The undisguised, sensitive and hugely profound depiction of human relations, which was typical for 11 films of Mészáros’s ‘quasi-realist’, co-production period, culminated in works combined with a historical aspect: in 1980, 17 years after the first screenplay version, she was finally able to start her own personal story, the Diary series. The teenager (alter ego of the director), returning home from the Soviet Union after the war, is trapped between the dogmatic, childless foster mother and the uncompromising uncle reminiscent of her murdered father.
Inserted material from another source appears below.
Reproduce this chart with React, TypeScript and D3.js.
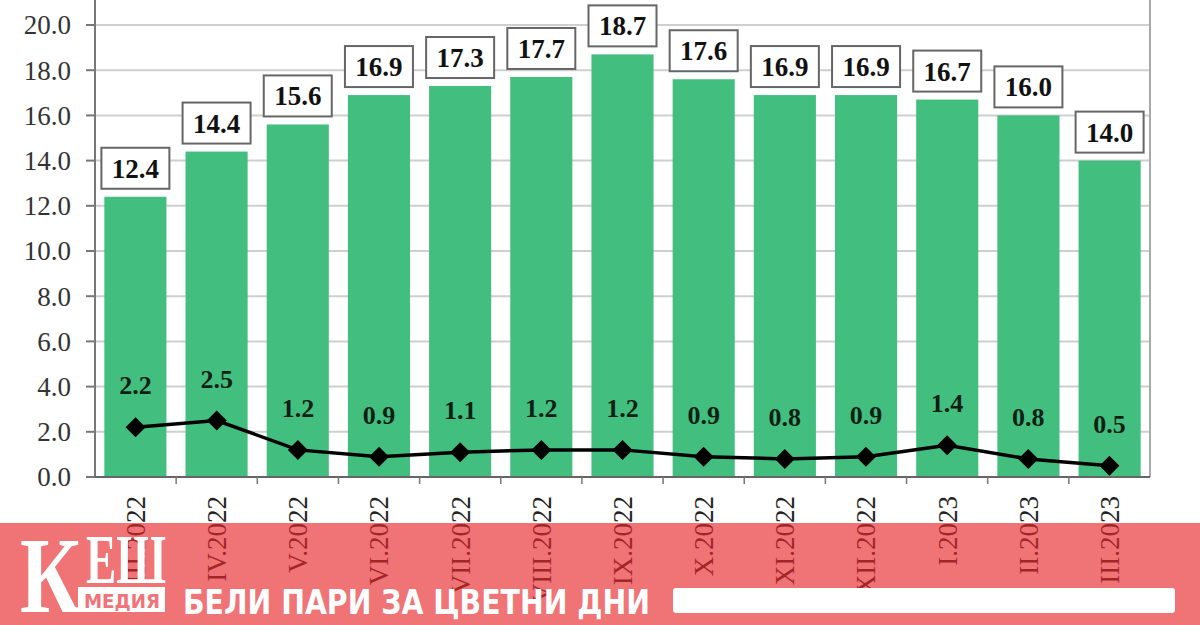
import React from "react";
import * as d3 from "d3";

const categories = ["III.2022", "IV.2022", "V.2022", "VI.2022", "VII.2022", "VIII.2022", "IX.2022", "X.2022", "XI.2022", "XII.2022", "I.2023", "II.2023", "III.2023"];
const barValues = [12.4, 14.4, 15.6, 16.9, 17.3, 17.7, 18.7, 17.6, 16.9, 16.9, 16.7, 16.0, 14.0];
const lineValues = [2.2, 2.5, 1.2, 0.9, 1.1, 1.2, 1.2, 0.9, 0.8, 0.9, 1.4, 0.8, 0.5];
const yTicks = [0, 2, 4, 6, 8, 10, 12, 14, 16, 18, 20];
const bannerTagline = "БЕЛИ ПАРИ ЗА ЦВЕТНИ ДНИ";

const W = 1200;
const H = 625;
const left = 95;
const right = 1150;
const bottom = 477;
const top = 25;

export default function App() {
  const x = d3.scaleBand<string>().domain(categories).range([left, right]).paddingInner(0.235).paddingOuter(0.115);
  const xb = d3.scaleBand<string>().domain(categories).range([left, right]);
  const y = d3.scaleLinear().domain([0, 20]).range([bottom, top]);
  const serif = "'Liberation Serif', 'Times New Roman', serif";
  const line = d3.line<number>().x((_, i) => (xb(categories[i]) as number) + xb.bandwidth() / 2).y((d) => y(d));

  return (
    <svg width={W} height={H} style={{ position: "absolute", left: 0, top: 0, background: "#fff" }}>
      <rect x={0} y={0} width={W} height={H} fill="#fff" />
      {/* gridlines */}
      {yTicks.filter((t) => t > 0).map((t) => (
        <line key={t} x1={left} x2={right} y1={y(t)} y2={y(t)} stroke="#cfcfcf" strokeWidth={2} />
      ))}
      {/* bars */}
      {barValues.map((v, i) => (
        <rect key={i} x={x(categories[i])} y={y(v)} width={x.bandwidth()} height={bottom - y(v)} fill="#42bf7f" />
      ))}
      {/* axes */}
      <line x1={left} x2={left} y1={-2} y2={bottom} stroke="#777" strokeWidth={2} />
      <line x1={right} x2={right} y1={-2} y2={bottom} stroke="#aaa" strokeWidth={2} />
      <line x1={86} x2={right} y1={bottom} y2={bottom} stroke="#666" strokeWidth={2} />
      {yTicks.map((t) => (
        <g key={t}>
          <line x1={86} x2={left} y1={y(t)} y2={y(t)} stroke="#777" strokeWidth={2} />
          <text x={71} y={y(t)} dy="0.35em" textAnchor="end" fontFamily={serif} fontSize={27} fill="#333">
            {t.toFixed(1)}
          </text>
        </g>
      ))}
      {categories.slice(1).map((c) => (
        <line key={c} x1={xb(c)} x2={xb(c)} y1={bottom} y2={bottom + 7} stroke="#777" strokeWidth={1.5} />
      ))}
      {/* x labels */}
      {categories.map((c) => {
        const cx = (xb(c) as number) + xb.bandwidth() / 2;
        return (
          <text key={c} transform={`translate(${cx},${496}) rotate(-90)`} textAnchor="end" dy="0.35em" fontFamily={serif} fontSize={27} fill="#222">
            {c}
          </text>
        );
      })}
      {/* bar labels */}
      {barValues.map((v, i) => {
        const cx = (x(categories[i]) as number) + x.bandwidth() / 2;
        const by = y(v) - 8;
        return (
          <g key={i}>
            <rect x={cx - 34} y={by - 41} width={68} height={41} fill="#fff" stroke="#666" strokeWidth={2} />
            <text x={cx} y={by - 20.5} dy="0.35em" textAnchor="middle" fontFamily={serif} fontWeight="bold" fontSize={27} fill="#111">
              {v.toFixed(1)}
            </text>
          </g>
        );
      })}
      {/* line */}
      <path d={line(lineValues) as string} fill="none" stroke="#000" strokeWidth={3.5} />
      {lineValues.map((v, i) => {
        const cx = (xb(categories[i]) as number) + xb.bandwidth() / 2;
        const cy = y(v);
        return (
          <g key={i}>
            <path d={`M${cx},${cy - 10}L${cx + 10},${cy}L${cx},${cy + 10}L${cx - 10},${cy}Z`} fill="#000" />
            <text x={cx} y={cy - 42} dy="0.35em" textAnchor="middle" fontFamily={serif} fontWeight="bold" fontSize={26} fill="#0d1f14">
              {v.toFixed(1)}
            </text>
          </g>
        );
      })}
      {/* banner */}
      <rect x={0} y={523} width={W} height={H - 523} fill="rgb(232,40,45)" fillOpacity={0.65} />
      <text x={20} y={612} fontFamily={serif} fontWeight="bold" fontSize={108} fill="#fff" textLength={60} lengthAdjust="spacingAndGlyphs">
        К
      </text>
      <text x={86} y={583} fontFamily={serif} fontWeight="bold" fontSize={70} fill="#fff" textLength={80} lengthAdjust="spacingAndGlyphs">
        ЕШ
      </text>
      <rect x={78} y={587} width={87} height={25} fill="#fff" />
      <text x={84} y={608} fontFamily="'DejaVu Sans', sans-serif" fontWeight="bold" fontSize={20} fill="#f0737a" textLength={76} lengthAdjust="spacingAndGlyphs">
        МЕДИЯ
      </text>
      <text x={183} y={614} fontFamily="'DejaVu Sans', sans-serif" fontWeight="bold" fontSize={33} fill="#fff" textLength={467} lengthAdjust="spacingAndGlyphs">
        {bannerTagline}
      </text>
      <rect x={673} y={588} width={502} height={25} rx={3} fill="#fff" />
    </svg>
  );
}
Diary for My Children depicts the era in the refraction of this psychological, emotional triangle where even the smallest private motif is woven through with Stalinism.

The third strong image that I retain from this film is about the prison governor foster mother who wants to adopt the girl, getting her to sign a document about the disappearance of her father. The girl, who witnessed her father’s arrest, is unwilling to sign, even when ordered, and rejects the lie that her foster mother terms as ‘history’. “I’m only sorry for you, Magda,” she says, and leaves the woman. The film that won the Grand Prix du Jury in Cannes in 1984 and the succeeding three volumes undertook nothing less than showing how after 1947 the Soviet Union could ‘export’ the model of Stalinist authority to the countries of Eastern Europe using psychological, political manoeuvring. Similarly to Andrzej Wajda’s Man of Marble or Pál Gábor’s Vera Angi, all this is achieved with such an acuity of vision and profundity that future generations could learn from these films what Stalinism truly meant and how the 1956 Revolution occurred.

This year 10 Márta Mészáros films will be restored in the program of Hungarian Film Fund, Filmarchive.